Recently scientists made several interesting discoveries about autism – particularly the ways in which new information can be found. The findings highlighted the difficulty of discovering contributors and root causes of the disorder. They also focused on the fact that changes are essential in overall population health to make headway in addressing autism. Here’s the latest news on an innovative study.
Measuring Chemicals in Baby Teeth
Mount Sinai Health System in New York reported on an innovative technique using baby teeth to measure toxic chemicals and exposure during fetal development. Manish Arora, Ph.D., BDS, MPH, and his researchers at the Institute for Exposomic Research at the Icahn School of Medicine at Mount Sinai discovered that zinc and copper exposures can be used to predict who may later develop autism. It’s a groundbreaking study, described by Mt. Sinai as follows:
“This is the first study in the world to generate a 90% accurate fetal and early childhood biomarker of ASD using a longitudinal analysis of distinct metabolic pathways, and to replicate it in four independent study populations. The results of this research could produce a new diagnostic approach for ASD early in life, before the disorder appears, and could catalyze new treatments and prevention strategies.”
Baby teeth that had been shed by growing children were used in the study. Described as much like the rings in a tree, teeth form a new layer every day during fetal and childhood development. As the teeth grow, an imprint of chemicals in the body is captured in each layer. This forms a chronological record of the body’s exposure to all chemicals throughout the years. Researchers were able to study this record in the teeth and reconstruct past exposures to chemicals. They were able to detect which chemicals were absorbed into the body and at what age.
Although the findings involve fetal exposure to chemicals, researchers are quick to point out that this is not in any way a condemnation of mothers. Rather, they say it is a statement about the environments in which we all live and the impossibility of avoiding chemicals altogether. The hope is that discoveries like these will lead to the development of a biomarker for autism that would detect the disease before signs and symptoms emerge. That would lead to the administration of treatments and therapies at a very early stage.
When the New York Times reported on this study they interviewed Craig Newschaffer, director of the A.J. Drexel Autism Institute at Drexel University, who said that the effects of any one exposure are likely to be of small magnitude for any one individual. The more important progress in reducing autism rates can be achieved on the population level as environmental risks are reduced and policies are changed to protect entire populations.
As an example, Dr. Newschaffer pointed to the link between exposure to air pollution and autism. According to the New York Times article, “Over 25 epidemiologic studies have found an association between prenatal and early postnatal air pollution exposure and autism. Women who have higher air pollution exposures may be living in neighborhoods where there are other exposures, he said, but still, there is an emerging body of evidence to support the association.”
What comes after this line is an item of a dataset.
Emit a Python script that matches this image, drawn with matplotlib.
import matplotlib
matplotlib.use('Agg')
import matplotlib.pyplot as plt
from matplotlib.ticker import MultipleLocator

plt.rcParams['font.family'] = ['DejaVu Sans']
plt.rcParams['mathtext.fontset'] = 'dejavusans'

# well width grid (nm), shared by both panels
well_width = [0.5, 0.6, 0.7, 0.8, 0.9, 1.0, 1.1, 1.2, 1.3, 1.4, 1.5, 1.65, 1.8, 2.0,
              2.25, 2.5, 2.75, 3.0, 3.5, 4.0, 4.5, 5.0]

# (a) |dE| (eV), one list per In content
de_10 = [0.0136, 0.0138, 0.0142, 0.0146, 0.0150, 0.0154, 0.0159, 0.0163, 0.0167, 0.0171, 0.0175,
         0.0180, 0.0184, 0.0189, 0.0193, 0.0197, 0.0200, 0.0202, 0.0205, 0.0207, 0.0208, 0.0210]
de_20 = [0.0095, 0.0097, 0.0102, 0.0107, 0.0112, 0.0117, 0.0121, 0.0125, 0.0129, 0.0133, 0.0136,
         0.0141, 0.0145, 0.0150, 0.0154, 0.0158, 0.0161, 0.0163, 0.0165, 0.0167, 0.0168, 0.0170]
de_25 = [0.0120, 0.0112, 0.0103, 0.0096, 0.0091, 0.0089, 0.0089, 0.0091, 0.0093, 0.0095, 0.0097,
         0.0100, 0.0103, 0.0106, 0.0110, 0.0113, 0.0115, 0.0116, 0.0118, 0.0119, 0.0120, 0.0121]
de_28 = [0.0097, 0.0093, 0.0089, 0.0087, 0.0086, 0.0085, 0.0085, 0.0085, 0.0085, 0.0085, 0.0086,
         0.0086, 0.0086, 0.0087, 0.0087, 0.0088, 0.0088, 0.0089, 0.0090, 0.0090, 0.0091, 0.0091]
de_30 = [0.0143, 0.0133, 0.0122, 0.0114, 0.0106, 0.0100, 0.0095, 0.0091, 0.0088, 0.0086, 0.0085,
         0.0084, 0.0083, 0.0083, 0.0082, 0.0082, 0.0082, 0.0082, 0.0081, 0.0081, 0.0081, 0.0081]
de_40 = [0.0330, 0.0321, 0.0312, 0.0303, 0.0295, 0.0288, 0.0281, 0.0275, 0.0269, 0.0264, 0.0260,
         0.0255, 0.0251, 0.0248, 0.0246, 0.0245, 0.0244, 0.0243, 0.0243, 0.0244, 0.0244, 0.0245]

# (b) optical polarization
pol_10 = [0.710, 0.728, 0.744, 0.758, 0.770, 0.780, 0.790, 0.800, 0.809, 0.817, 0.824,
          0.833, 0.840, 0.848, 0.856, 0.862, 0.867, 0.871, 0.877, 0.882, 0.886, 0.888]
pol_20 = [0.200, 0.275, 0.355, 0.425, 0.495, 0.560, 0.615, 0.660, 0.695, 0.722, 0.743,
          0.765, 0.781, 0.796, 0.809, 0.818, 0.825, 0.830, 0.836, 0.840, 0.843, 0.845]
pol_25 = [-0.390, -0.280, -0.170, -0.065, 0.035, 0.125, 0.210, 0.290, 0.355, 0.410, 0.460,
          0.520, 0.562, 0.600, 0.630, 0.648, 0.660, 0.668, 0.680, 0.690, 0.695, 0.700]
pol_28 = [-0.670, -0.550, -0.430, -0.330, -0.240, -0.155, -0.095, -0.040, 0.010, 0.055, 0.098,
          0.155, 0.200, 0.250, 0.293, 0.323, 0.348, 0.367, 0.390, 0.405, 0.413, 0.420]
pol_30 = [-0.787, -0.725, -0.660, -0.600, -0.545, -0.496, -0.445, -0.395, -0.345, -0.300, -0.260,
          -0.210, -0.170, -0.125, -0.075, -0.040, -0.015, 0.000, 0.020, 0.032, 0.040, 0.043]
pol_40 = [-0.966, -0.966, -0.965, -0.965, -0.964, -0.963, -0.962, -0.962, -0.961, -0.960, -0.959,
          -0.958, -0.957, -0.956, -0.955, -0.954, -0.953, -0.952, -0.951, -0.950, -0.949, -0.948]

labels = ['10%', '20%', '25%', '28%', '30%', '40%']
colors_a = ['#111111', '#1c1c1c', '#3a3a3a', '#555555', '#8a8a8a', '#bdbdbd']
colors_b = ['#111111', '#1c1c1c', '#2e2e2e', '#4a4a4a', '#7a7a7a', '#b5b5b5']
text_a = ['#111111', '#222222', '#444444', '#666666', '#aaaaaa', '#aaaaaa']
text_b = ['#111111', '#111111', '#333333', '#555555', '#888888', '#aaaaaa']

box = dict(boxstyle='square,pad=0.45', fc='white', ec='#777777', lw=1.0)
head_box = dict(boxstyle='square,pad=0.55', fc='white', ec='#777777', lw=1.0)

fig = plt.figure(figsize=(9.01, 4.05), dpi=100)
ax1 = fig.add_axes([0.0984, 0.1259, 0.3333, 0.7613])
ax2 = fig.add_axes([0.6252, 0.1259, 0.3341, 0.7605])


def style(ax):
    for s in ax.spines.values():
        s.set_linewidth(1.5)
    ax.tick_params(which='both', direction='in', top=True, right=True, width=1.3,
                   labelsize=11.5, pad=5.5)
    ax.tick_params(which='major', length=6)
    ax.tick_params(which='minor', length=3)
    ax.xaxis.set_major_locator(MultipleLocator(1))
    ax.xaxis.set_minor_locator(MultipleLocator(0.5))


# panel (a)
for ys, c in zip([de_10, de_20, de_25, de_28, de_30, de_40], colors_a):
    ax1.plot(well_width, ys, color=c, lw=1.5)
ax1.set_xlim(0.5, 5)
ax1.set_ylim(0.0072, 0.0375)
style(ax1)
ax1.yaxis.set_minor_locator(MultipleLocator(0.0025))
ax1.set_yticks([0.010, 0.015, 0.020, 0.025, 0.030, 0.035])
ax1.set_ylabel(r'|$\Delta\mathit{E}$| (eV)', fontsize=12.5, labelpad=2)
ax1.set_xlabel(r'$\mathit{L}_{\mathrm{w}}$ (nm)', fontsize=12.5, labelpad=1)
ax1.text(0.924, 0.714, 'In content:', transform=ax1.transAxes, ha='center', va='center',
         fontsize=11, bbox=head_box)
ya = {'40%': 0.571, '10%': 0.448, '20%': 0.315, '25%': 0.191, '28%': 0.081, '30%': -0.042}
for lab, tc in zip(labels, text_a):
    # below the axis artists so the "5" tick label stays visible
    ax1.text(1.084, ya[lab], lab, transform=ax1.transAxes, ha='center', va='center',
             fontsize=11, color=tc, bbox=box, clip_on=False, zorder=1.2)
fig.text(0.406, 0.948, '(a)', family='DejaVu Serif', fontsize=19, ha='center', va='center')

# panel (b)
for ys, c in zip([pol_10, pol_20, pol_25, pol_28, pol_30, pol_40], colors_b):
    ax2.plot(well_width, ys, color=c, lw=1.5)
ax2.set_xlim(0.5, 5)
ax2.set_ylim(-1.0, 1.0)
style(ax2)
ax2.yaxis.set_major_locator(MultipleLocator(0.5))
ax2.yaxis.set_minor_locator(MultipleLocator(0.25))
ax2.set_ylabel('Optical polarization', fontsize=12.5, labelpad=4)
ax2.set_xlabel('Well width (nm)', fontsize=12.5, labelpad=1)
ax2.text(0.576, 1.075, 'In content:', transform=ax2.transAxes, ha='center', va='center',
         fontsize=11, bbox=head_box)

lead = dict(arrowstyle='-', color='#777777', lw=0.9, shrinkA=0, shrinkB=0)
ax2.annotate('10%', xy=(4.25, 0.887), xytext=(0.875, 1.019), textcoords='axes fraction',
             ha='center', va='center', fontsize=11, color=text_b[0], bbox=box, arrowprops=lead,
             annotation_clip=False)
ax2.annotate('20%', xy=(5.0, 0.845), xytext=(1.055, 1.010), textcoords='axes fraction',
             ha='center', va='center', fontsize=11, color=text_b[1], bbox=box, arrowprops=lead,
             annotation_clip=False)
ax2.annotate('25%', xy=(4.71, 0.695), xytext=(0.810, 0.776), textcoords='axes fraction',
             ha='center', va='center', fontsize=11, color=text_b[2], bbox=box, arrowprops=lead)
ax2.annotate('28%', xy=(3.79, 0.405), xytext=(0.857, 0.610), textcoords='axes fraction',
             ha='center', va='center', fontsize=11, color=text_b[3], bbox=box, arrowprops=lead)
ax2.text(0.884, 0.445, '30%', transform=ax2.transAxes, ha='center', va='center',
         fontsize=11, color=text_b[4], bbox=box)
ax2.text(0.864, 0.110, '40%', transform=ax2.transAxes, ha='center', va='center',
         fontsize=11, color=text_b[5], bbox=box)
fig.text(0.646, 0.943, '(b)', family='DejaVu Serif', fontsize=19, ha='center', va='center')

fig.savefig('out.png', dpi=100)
When it comes to the environment and its impact on population health, statistics show that for now, the environment is winning. The World Health Organization (WHO) reports that in 2012:
- 12.6 million people died as a result of living or working in an unhealthy environment, representing 23% of all deaths.
- In children under five years, up to 26% of all deaths could be prevented, if environmental risks were removed.
The most recent study from WHO on the fatal effects of air pollution indicates:
- 9/10 people breathe air with high levels of contaminants like black carbon that seeps deep into the lungs and cardiovascular system
- 7 million people die every year from exposure to fine particles in polluted air
As a physician, you may not be able to single-handedly impact the issue of air pollution. You may not be able to impact autism rates. However, you can counsel your patients who may become pregnant to avoid foods that may contain chemicals. Eating organic produce is one way to accomplish that. The world may be full of chemicals and pollutants at every turn, but your expert advice can help your patients to avoid them with smart lifestyle habits and educated choices.